Occasionally, when calcium (Ca) retention increases, for example as a result of nandrolone abuse (prescribed to osteoporosis-osteopenia-bone fractures), stones are formed within ureters, or even in renal cortex. Sometimes, this may lead to bleeding as stones ulcer the urothelium. As a result, macroscopic hematuria occurs and the urine becomes reddish. If left untreated, anemia develops (Htc, Hgb drop).

Urine can be colored from natural sources, such as vegetables (beetroot), or vitamins (riboflavin B2), as well as the presence of red blood cells in the urine, which turns the urine pinkish. A well-hydrated person has diluted urine with a low urinary specific gravity (1005). On the contrary, dehydration causes concentration in the urine, with a specific gravity of 1030 and yellowish color.

AAS abuse may have serious harmful effects on the kidneys that were not previously recognized.”

Trenbolone appears highly toxic to kidneys. During a cycle with trenbolone, the urine often turns to brownish color, with a characteristic heavy odor. Stanozolol is a 17 alkylated AAS and highly hepatotoxic, but can also be responsible for kidney damage. It has been shown to cause focal segmental glomerulosclerosis, tubular necrosis and acute renal failure in some cases. This serious complication usually requires dialysis (hemodialysis, peritoneal, hemofiltration) or renal transplantation.

Focal segmental glomerulosclerosis is a condition in which there is focal scarring of some glomeruli within the kidneys. It affects majorly the filtration process, leading to proteinuria, edema in the face and lower extremities, hypoalbuminemia progressing to end-stage renal disease. During acute renal failure, the patient develops hypertension and anuria (urine volume<500ml). In microscopic urinalysis besides moderate or severe proteinuria, microhematuria and cylinders are present.

Another factor that may contribute to renal impairment is the high incidence of polypharmacy in AAS abusers. The combination of AAS and other nephrotoxic drugs such as NSAIDs (diclofenac), antibiotics(aminoglycosides), diuretics(furosemide) and β2 agonists(clenbuterol) via vasoconstriction, which can lead to hypertension, may accelerate progression to serious and irreversible kidney damage. As known, kidneys regulate systemic blood pressure through the Renin-Angiotensin system.

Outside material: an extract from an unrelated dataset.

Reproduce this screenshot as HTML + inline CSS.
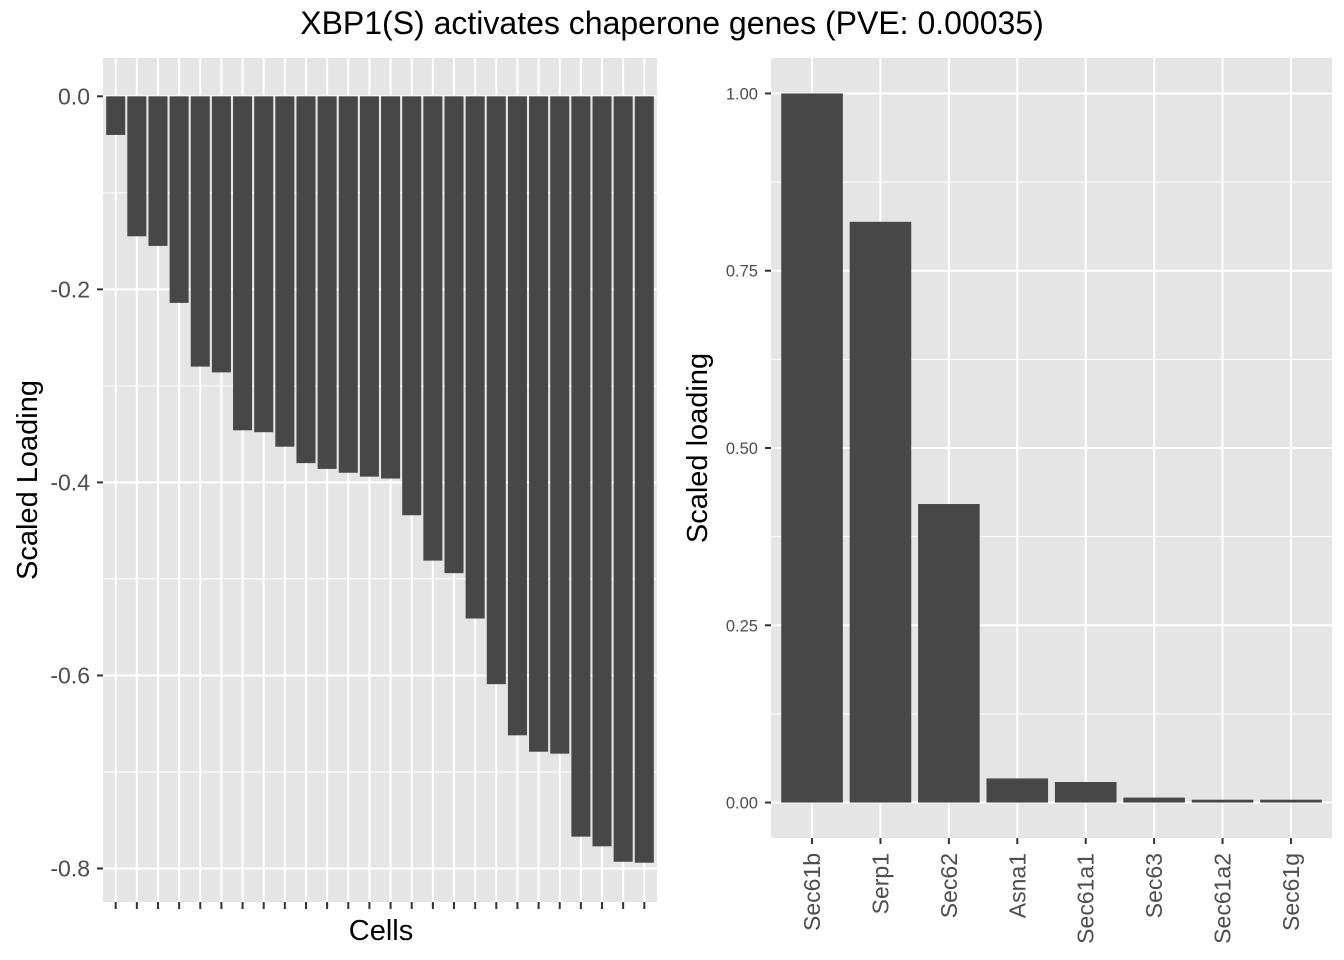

In rare cases, the abuse of AAS has been involved in the development of kidney tumors, either Wilm’s tumor or nephroblastoma.  Clinical presentation is generally with lower back pain, hematuria and a renal mass found on imaging studies (U/S, C/T).

The findings indicate that the mechanism of renal injury in AAS abuse is likely multifactorial.

Firstly, biopsy features from AAS users suggest that AAS has a direct toxic effect on glomeruli. Aside from increased lean body mass, these athletes have additional factors that could exert stress on glomeruli and renal tubules:

  1. Diets high in protein (>3gr/kg) and creatine (>10gr/day) causes chronic hyperfiltration.
  2. Excessive over-training causing rhabdomyolysis (CPK>1000), can result in acute tubular necrosis.
  3. An acidic environment in the kidneys (Ph<5) is responsible for the formation of kidney stones.

Finally, it should be emphasized, that physicians should be alert since the early stages of focal segmental glomerulosclerosis are likely to be under-diagnosed, especially in bodybuilders, whose serum creatinine level is usually elevated (>1.5) from the increased muscle mass (BMI>30) or high creatine intake (>20gr).

References:

  1. Leal C. Herlitz, Glen S. Markowitz, et al. Development of Focal Segmental Glomerulosclerosis after Anabolic Steroid Abuse . J Am Soc Nephrol. 2010; 21(1): 163–172.
  2. Safa E. Almukhtar, Alaa A. Abbas, et al. Acute kidney injury associated with androgenic steroids and nutritional supplements in bodybuilders. Clinical Kidney Journal, 2015; 8 (4): 415
  3. Patrick Harrington, Galil Ali, et al. The development of focal segmental glomerulosclerosissecondary to anabolic steroid abuse. BMJ Case Reports 2011; doi:10.1136/bcr.07.2011.4531
  4. Pendergraft WF, Herlitz LC, et al. Nephrotoxic effects of common and emerging drugs. Clin J Am Soc Nephrol 2014; (9): 1996–2005.